An issue that cannot be dealt with through the normal machinery of government, or the criminal or civil courts

Aspects of this criterion are potentially present, but in essence the matters under dispute are capable of being handled by the existing legal system, or legislative reforms of that system.


An issue that is in an area too new, complex or controversial for mature policy decisions to be taken

This criterion does not apply.

 

Since the request for an inquiry does not seem to adequately meet these criteria, the committee has instead taken a more targeted and effective approach to the issues raised by the case.
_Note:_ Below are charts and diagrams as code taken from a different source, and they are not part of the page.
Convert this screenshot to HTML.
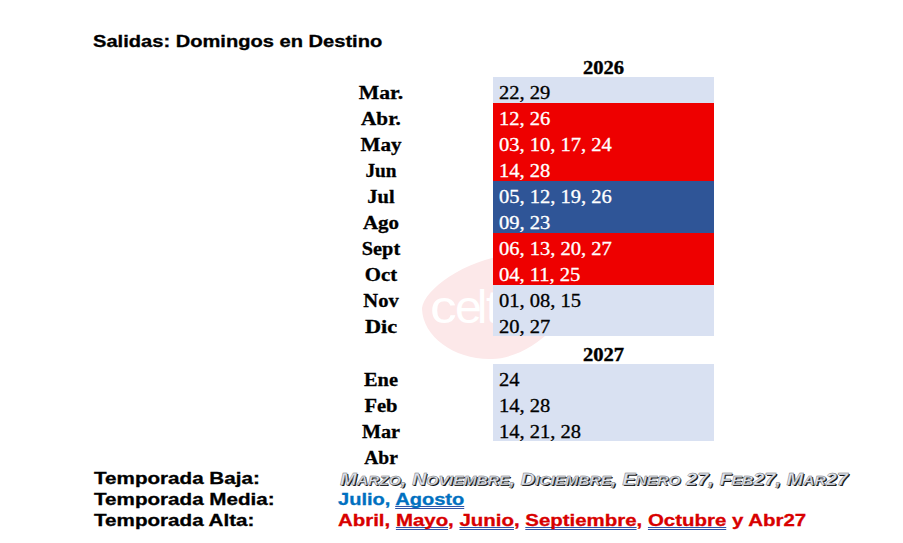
<!DOCTYPE html>
<html><head><meta charset="utf-8">
<style>
html,body{margin:0;padding:0;background:#fff;}
body{width:903px;height:543px;position:relative;overflow:hidden;font-family:"Liberation Sans",sans-serif;}
.a{position:absolute;white-space:nowrap;}
.sx{transform-origin:0 0;}
.title{left:93px;top:33px;font-size:16.5px;line-height:17px;font-weight:bold;color:#000;transform:scaleX(1.218);transform-origin:0 0;-webkit-text-stroke:0.3px #000;}
.yr{left:493px;width:221px;text-align:center;font-size:19.3px;line-height:19px;font-weight:bold;font-family:"Liberation Serif",serif;transform:scaleX(1.066);transform-origin:603.5px 0;left:0;width:1207px;-webkit-text-stroke:0.4px #000;}
.m{left:281px;width:200px;text-align:center;font-family:"Liberation Serif",serif;font-weight:bold;font-size:19.3px;line-height:19px;transform:scaleX(1.1);-webkit-text-stroke:0.3px #000;}
.c{left:493px;width:221px;height:26px;}
.lb{background:#d9e1f2;}
.rd{background:#ee0000;}
.bl{background:#2f5597;}
.d{left:499px;font-family:"Liberation Serif",serif;font-size:18px;line-height:18px;color:#000;transform:scaleX(1.14);margin-top:-0.5px;transform-origin:0 0;-webkit-text-stroke:0.3px currentColor;}
.w{color:#fff;}
.lab{left:93.5px;font-weight:bold;font-size:16.5px;line-height:17px;color:#000;transform:scaleX(1.25);transform-origin:0 0;-webkit-text-stroke:0.3px #000;}
.v{left:338px;font-weight:bold;font-size:16.5px;line-height:17px;transform:scaleX(1.238);transform-origin:0 0;}
.blue{color:#0070c0;-webkit-text-stroke:0.3px #0070c0;}
.red{color:#d80000;-webkit-text-stroke:0.3px #d80000;}
.u{text-decoration:underline double #2f54a8;text-decoration-thickness:1px;text-underline-offset:1px;text-decoration-skip-ink:none;}
.wa{font-style:italic;color:#dde4f0;-webkit-text-stroke:0.4px #707070;text-shadow:1px 1px 0 #111;}
.wa i{font-size:0.78em;}
</style></head><body>
<svg class="a" style="left:0;top:0" width="903" height="543">
  <path d="M422 308 C424 290 464 260 510 254.5 C545 249 578 262 575 290 C570 320 530 358 492 359 C455 360 423 337 422 309 Z" fill="#fce8e9"/>
  <g font-family="Liberation Sans" font-size="46" fill="#fff">
    <text transform="translate(430 323) scale(1.16 1)">c</text>
    <text transform="translate(455 323) scale(1.05 1)">e</text>
    <text x="477" y="323">l</text>
    <text x="486" y="323">t</text>
  </g>
</svg>
<div class="a title">Salidas: Domingos en Destino</div>
<div class="a yr" style="top:57.5px">2026</div>

<div class="a c lb" style="top:77px"></div>
<div class="a c rd" style="top:103px;height:78px"></div>
<div class="a c bl" style="top:181px;height:52px"></div>
<div class="a c rd" style="top:233px;height:52px"></div>
<div class="a c lb" style="top:285px;height:51px"></div>

<div class="a m" style="top:83px;transform:scaleX(1.125)">Mar.</div>
<div class="a m" style="top:109px;transform:scaleX(1.1)">Abr.</div>
<div class="a m" style="top:135px;transform:scaleX(1.095)">May</div>
<div class="a m" style="top:161px;transform:scaleX(1.0)">Jun</div>
<div class="a m" style="top:187px;transform:scaleX(1.06)">Jul</div>
<div class="a m" style="top:213px;transform:scaleX(1.088)">Ago</div>
<div class="a m" style="top:239px;transform:scaleX(1.053)">Sept</div>
<div class="a m" style="top:265px;transform:scaleX(1.077)">Oct</div>
<div class="a m" style="top:291px;transform:scaleX(1.067)">Nov</div>
<div class="a m" style="top:317px;transform:scaleX(1.155)">Dic</div>

<div class="a d" style="top:84px">22, 29</div>
<div class="a d w" style="top:110px">12, 26</div>
<div class="a d w" style="top:136px">03, 10, 17, 24</div>
<div class="a d w" style="top:162px">14, 28</div>
<div class="a d w" style="top:188px">05, 12, 19, 26</div>
<div class="a d w" style="top:214px">09, 23</div>
<div class="a d w" style="top:240px">06, 13, 20, 27</div>
<div class="a d w" style="top:266px">04, 11, 25</div>
<div class="a d" style="top:292px">01, 08, 15</div>
<div class="a d" style="top:318px">20, 27</div>

<div class="a yr" style="top:344.5px">2027</div>
<div class="a c lb" style="top:364px;height:77px"></div>
<div class="a m" style="top:370px;transform:scaleX(1.057)">Ene</div>
<div class="a m" style="top:396px;transform:scaleX(1.065)">Feb</div>
<div class="a m" style="top:422px;transform:scaleX(1.047)">Mar</div>
<div class="a m" style="top:448px;transform:scaleX(1.014)">Abr</div>
<div class="a d" style="top:371px">24</div>
<div class="a d" style="top:397px">14, 28</div>
<div class="a d" style="top:423px">14, 21, 28</div>

<div class="a lab" style="top:470px">Temporada Baja:</div>
<div class="a lab" style="top:491px">Temporada Media:</div>
<div class="a lab" style="top:512px">Temporada Alta:</div>

<div class="a v wa" style="top:471px;left:340px;transform:scaleX(1.211)">M<i>ARZO</i>, N<i>OVIEMBRE</i>, D<i>ICIEMBRE</i>, E<i>NERO</i> 27, F<i>EB</i>27, M<i>AR</i>27</div>
<div class="a v blue" style="top:491px;transform:scaleX(1.215)">Julio, <span class="u">Agosto</span></div>
<div class="a v red" style="top:512px">Abril, <span class="u">Mayo</span>, <span class="u">Junio</span>, <span class="u">Septiembre</span>, <span class="u">Octubre</span> y Abr27</div>
</body></html>
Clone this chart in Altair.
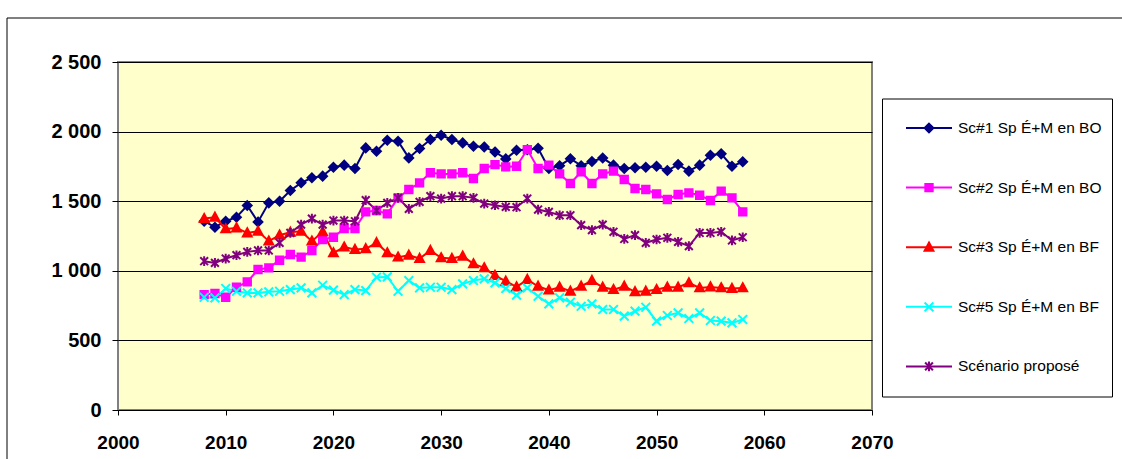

These comprise:

·                Recommended improvements in the legal process.

·                Recommendations to the justice and electoral committee of the next Parliament, which will be considering both the Evidence Bill and the Legal Services Amendment Bill (No. 2).

·                A proposed new system for consideration of miscarriages of justice.

·                A positive response to Judith Ablett-Kerr, QC’s, proposal for committee comment in relation to a possible future appeal by Mr Ellis.

We do not believe that a Commission of Inquiry is relevant to many of these matters, and do believe that the recommendations of our committee are, if accepted, likely to do much more to improve standards of justice in our nation.

Most of us also believe that it is unlikely that a Royal Commission of Inquiry conducted in 2005 could be expected to reach a better view of the facts than was achieved in 1993, given the effect of the lapse of time on the availability and quality of the evidence. We are also concerned about the potential impact on the child complainants and their families who may be required to re-live their experiences in giving evidence to an inquiry. We consider that they are entitled to expect that if the formal legal process has found no miscarriage of justice then that is the end of the matter.


This is an edited extract of the justice and electoral select committee report on the petitions relating to the Peter Ellis/Christchurch civic creche case.